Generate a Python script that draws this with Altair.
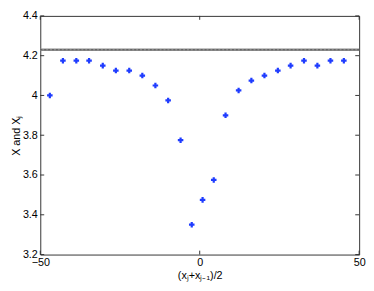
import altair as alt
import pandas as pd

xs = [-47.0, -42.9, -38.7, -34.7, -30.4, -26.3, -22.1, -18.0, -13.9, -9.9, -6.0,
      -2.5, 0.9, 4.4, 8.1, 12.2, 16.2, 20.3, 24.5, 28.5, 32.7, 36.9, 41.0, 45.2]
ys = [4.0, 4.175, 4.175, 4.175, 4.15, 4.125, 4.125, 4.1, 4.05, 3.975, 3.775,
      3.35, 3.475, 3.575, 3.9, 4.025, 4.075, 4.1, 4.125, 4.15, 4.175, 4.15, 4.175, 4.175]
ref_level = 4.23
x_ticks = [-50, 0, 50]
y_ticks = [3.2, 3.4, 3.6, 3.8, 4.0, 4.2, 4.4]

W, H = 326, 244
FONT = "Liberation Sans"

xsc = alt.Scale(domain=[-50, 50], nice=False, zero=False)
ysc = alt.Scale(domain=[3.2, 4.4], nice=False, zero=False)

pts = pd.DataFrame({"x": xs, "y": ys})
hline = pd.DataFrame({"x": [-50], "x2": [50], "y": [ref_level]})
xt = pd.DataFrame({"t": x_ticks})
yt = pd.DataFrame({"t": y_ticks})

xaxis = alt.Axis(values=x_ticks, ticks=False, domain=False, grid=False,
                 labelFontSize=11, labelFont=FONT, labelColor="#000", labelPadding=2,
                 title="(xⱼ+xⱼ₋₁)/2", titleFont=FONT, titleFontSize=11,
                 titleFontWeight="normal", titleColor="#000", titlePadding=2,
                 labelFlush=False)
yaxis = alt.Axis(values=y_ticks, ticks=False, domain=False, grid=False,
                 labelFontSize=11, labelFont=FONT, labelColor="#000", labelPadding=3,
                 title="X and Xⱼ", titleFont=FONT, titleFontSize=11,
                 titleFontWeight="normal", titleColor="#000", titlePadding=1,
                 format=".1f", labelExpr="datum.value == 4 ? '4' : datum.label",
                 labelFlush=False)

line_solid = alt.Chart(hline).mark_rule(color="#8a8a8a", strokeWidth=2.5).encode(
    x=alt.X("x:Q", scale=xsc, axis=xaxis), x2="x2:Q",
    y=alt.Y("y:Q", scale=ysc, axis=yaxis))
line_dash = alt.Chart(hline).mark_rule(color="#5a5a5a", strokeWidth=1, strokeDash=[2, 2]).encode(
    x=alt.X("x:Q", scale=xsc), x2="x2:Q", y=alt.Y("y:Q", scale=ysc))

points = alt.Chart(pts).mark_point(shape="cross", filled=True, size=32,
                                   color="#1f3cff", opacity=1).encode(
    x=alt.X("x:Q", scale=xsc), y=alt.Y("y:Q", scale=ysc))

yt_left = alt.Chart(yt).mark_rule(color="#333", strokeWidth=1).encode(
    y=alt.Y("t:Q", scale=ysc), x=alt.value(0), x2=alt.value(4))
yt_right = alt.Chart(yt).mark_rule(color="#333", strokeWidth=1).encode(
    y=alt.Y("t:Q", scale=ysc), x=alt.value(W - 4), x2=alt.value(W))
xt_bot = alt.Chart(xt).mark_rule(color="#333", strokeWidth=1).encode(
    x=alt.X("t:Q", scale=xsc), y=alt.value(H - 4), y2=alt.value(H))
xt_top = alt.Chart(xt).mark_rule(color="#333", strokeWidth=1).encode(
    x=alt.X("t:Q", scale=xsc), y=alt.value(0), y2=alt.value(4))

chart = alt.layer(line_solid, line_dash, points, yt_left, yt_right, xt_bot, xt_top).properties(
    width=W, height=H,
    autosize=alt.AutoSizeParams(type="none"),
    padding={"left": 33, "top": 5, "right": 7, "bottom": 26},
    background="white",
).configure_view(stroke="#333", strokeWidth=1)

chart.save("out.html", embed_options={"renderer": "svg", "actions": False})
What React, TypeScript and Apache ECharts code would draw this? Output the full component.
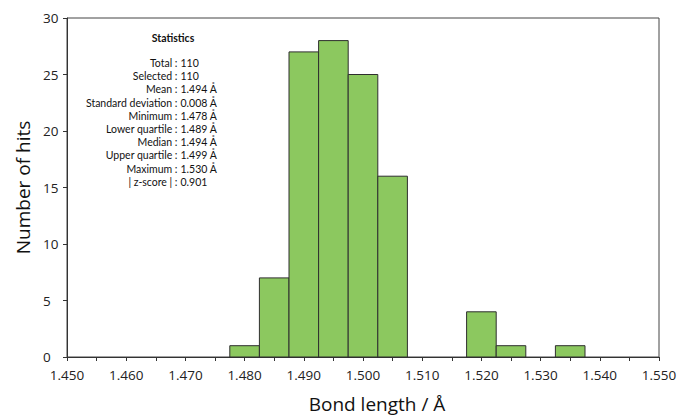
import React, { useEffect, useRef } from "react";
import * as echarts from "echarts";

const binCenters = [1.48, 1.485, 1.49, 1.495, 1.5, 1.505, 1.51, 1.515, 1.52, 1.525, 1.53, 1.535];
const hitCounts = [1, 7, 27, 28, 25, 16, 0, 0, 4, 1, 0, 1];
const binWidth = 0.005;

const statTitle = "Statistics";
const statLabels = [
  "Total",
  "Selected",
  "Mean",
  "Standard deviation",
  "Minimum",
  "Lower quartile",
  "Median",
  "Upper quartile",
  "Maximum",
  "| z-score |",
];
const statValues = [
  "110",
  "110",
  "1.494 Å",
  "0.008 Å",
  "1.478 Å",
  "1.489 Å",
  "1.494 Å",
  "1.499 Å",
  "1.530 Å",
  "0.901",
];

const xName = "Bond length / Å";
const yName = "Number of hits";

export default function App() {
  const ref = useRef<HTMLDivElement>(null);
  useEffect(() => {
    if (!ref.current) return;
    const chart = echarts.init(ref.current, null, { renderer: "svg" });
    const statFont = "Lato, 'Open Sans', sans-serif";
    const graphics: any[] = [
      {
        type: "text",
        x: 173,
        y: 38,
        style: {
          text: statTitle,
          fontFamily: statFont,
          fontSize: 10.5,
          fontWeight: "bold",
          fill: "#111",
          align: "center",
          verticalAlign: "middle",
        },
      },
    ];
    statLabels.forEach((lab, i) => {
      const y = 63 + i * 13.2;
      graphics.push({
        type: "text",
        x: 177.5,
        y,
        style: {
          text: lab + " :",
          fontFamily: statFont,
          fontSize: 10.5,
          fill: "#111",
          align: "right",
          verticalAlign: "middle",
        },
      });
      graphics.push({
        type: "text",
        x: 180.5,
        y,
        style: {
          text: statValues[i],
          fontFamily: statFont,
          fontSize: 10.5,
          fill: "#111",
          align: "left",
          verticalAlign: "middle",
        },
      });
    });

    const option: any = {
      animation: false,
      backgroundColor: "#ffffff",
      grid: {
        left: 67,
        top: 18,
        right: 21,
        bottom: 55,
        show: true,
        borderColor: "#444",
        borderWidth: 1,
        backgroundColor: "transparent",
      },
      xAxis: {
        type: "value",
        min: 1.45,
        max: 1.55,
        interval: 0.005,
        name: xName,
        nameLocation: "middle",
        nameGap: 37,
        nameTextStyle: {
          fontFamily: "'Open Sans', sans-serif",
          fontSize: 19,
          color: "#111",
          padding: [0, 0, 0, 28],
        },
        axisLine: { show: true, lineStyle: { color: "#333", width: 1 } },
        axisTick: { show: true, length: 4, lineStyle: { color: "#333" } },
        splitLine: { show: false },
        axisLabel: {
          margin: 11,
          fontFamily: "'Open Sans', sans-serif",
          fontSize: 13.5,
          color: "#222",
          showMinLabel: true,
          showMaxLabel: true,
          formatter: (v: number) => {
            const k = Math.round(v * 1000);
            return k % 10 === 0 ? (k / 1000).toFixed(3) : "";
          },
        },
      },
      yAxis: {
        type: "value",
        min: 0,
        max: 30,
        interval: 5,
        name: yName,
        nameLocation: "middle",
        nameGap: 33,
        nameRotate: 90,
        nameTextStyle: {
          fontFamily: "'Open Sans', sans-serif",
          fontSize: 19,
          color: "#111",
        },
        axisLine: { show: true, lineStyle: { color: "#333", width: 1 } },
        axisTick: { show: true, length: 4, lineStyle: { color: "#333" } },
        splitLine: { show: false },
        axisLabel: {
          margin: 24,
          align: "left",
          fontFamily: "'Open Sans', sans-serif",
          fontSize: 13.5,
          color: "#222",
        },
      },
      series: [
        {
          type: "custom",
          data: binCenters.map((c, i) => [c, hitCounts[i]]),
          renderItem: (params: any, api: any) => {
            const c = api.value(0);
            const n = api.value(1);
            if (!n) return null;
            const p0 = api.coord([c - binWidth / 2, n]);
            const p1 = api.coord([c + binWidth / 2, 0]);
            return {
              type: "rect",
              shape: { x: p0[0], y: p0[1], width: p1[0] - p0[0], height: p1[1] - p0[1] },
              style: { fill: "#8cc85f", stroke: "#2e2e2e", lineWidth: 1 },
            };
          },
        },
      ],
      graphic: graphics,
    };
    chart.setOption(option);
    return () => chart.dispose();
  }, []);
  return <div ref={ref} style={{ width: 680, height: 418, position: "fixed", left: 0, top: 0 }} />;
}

=-=-=-=-=

* [WORK TO COMPLETE]: Starting at the first line of the entries, restate word for word everything through the line that holds "ysc = alt.Scale(domain=[3.2, 4.4], nice=False, zero=False)", both ends included, but omit any pictures.

* [SOLUTION TO THIS EXERCISE]:
Generate a Python script that draws this with Altair.
import altair as alt
import pandas as pd

xs = [-47.0, -42.9, -38.7, -34.7, -30.4, -26.3, -22.1, -18.0, -13.9, -9.9, -6.0,
      -2.5, 0.9, 4.4, 8.1, 12.2, 16.2, 20.3, 24.5, 28.5, 32.7, 36.9, 41.0, 45.2]
ys = [4.0, 4.175, 4.175, 4.175, 4.15, 4.125, 4.125, 4.1, 4.05, 3.975, 3.775,
      3.35, 3.475, 3.575, 3.9, 4.025, 4.075, 4.1, 4.125, 4.15, 4.175, 4.15, 4.175, 4.175]
ref_level = 4.23
x_ticks = [-50, 0, 50]
y_ticks = [3.2, 3.4, 3.6, 3.8, 4.0, 4.2, 4.4]

W, H = 326, 244
FONT = "Liberation Sans"

xsc = alt.Scale(domain=[-50, 50], nice=False, zero=False)
ysc = alt.Scale(domain=[3.2, 4.4], nice=False, zero=False)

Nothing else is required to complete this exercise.